• _PROVIDED DATA_
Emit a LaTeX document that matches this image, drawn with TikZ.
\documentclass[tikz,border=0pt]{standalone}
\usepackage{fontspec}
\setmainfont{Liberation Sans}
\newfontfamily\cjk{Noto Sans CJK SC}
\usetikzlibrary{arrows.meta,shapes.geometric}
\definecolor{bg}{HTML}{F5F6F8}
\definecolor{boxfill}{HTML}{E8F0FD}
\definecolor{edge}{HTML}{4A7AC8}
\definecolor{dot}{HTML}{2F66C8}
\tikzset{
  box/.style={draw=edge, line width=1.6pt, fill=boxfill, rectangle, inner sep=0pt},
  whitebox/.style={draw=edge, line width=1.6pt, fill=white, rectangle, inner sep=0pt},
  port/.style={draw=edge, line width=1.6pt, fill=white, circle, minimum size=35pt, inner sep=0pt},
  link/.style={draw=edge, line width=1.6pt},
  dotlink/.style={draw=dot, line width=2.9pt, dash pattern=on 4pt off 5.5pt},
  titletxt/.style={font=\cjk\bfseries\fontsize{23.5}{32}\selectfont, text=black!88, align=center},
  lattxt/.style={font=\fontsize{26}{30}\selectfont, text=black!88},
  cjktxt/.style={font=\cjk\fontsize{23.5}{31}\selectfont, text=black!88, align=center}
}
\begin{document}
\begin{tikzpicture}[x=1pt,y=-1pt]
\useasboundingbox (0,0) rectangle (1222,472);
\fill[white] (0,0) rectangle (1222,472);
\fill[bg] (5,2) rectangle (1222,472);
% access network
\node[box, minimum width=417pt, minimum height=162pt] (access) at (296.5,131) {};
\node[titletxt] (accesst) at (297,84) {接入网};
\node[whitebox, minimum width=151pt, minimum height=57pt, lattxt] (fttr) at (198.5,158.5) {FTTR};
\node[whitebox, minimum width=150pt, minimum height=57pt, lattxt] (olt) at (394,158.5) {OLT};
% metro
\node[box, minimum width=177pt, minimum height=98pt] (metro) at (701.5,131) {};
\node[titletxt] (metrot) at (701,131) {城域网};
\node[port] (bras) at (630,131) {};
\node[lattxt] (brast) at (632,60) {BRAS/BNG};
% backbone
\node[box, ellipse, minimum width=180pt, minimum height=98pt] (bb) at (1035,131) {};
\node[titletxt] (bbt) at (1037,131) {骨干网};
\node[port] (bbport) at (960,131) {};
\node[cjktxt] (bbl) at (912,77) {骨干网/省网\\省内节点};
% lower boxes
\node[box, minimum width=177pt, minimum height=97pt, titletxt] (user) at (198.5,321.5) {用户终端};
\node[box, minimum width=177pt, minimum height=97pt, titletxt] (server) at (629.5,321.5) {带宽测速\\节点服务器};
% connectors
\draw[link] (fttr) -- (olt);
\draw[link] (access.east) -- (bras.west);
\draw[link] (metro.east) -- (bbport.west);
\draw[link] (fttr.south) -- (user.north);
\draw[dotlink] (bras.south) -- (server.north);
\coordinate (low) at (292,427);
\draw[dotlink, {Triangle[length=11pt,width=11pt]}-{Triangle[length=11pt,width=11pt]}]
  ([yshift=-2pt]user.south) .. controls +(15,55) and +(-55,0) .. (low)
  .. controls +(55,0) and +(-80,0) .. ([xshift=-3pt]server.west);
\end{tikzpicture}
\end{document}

• _BRIEF_
Type the material above out again, exactly.

• _SOLUTION TO THE PROBLEM_
Emit a LaTeX document that matches this image, drawn with TikZ.
\documentclass[tikz,border=0pt]{standalone}
\usepackage{fontspec}
\setmainfont{Liberation Sans}
\newfontfamily\cjk{Noto Sans CJK SC}
\usetikzlibrary{arrows.meta,shapes.geometric}
\definecolor{bg}{HTML}{F5F6F8}
\definecolor{boxfill}{HTML}{E8F0FD}
\definecolor{edge}{HTML}{4A7AC8}
\definecolor{dot}{HTML}{2F66C8}
\tikzset{
  box/.style={draw=edge, line width=1.6pt, fill=boxfill, rectangle, inner sep=0pt},
  whitebox/.style={draw=edge, line width=1.6pt, fill=white, rectangle, inner sep=0pt},
  port/.style={draw=edge, line width=1.6pt, fill=white, circle, minimum size=35pt, inner sep=0pt},
  link/.style={draw=edge, line width=1.6pt},
  dotlink/.style={draw=dot, line width=2.9pt, dash pattern=on 4pt off 5.5pt},
  titletxt/.style={font=\cjk\bfseries\fontsize{23.5}{32}\selectfont, text=black!88, align=center},
  lattxt/.style={font=\fontsize{26}{30}\selectfont, text=black!88},
  cjktxt/.style={font=\cjk\fontsize{23.5}{31}\selectfont, text=black!88, align=center}
}
\begin{document}
\begin{tikzpicture}[x=1pt,y=-1pt]
\useasboundingbox (0,0) rectangle (1222,472);
\fill[white] (0,0) rectangle (1222,472);
\fill[bg] (5,2) rectangle (1222,472);
% access network
\node[box, minimum width=417pt, minimum height=162pt] (access) at (296.5,131) {};
\node[titletxt] (accesst) at (297,84) {接入网};
\node[whitebox, minimum width=151pt, minimum height=57pt, lattxt] (fttr) at (198.5,158.5) {FTTR};
\node[whitebox, minimum width=150pt, minimum height=57pt, lattxt] (olt) at (394,158.5) {OLT};
% metro
\node[box, minimum width=177pt, minimum height=98pt] (metro) at (701.5,131) {};
\node[titletxt] (metrot) at (701,131) {城域网};
\node[port] (bras) at (630,131) {};
\node[lattxt] (brast) at (632,60) {BRAS/BNG};
% backbone
\node[box, ellipse, minimum width=180pt, minimum height=98pt] (bb) at (1035,131) {};
\node[titletxt] (bbt) at (1037,131) {骨干网};
\node[port] (bbport) at (960,131) {};
\node[cjktxt] (bbl) at (912,77) {骨干网/省网\\省内节点};
% lower boxes
\node[box, minimum width=177pt, minimum height=97pt, titletxt] (user) at (198.5,321.5) {用户终端};
\node[box, minimum width=177pt, minimum height=97pt, titletxt] (server) at (629.5,321.5) {带宽测速\\节点服务器};
% connectors
\draw[link] (fttr) -- (olt);
\draw[link] (access.east) -- (bras.west);
\draw[link] (metro.east) -- (bbport.west);
\draw[link] (fttr.south) -- (user.north);
\draw[dotlink] (bras.south) -- (server.north);
\coordinate (low) at (292,427);
\draw[dotlink, {Triangle[length=11pt,width=11pt]}-{Triangle[length=11pt,width=11pt]}]
  ([yshift=-2pt]user.south) .. controls +(15,55) and +(-55,0) .. (low)
  .. controls +(55,0) and +(-80,0) .. ([xshift=-3pt]server.west);
\end{tikzpicture}
\end{document}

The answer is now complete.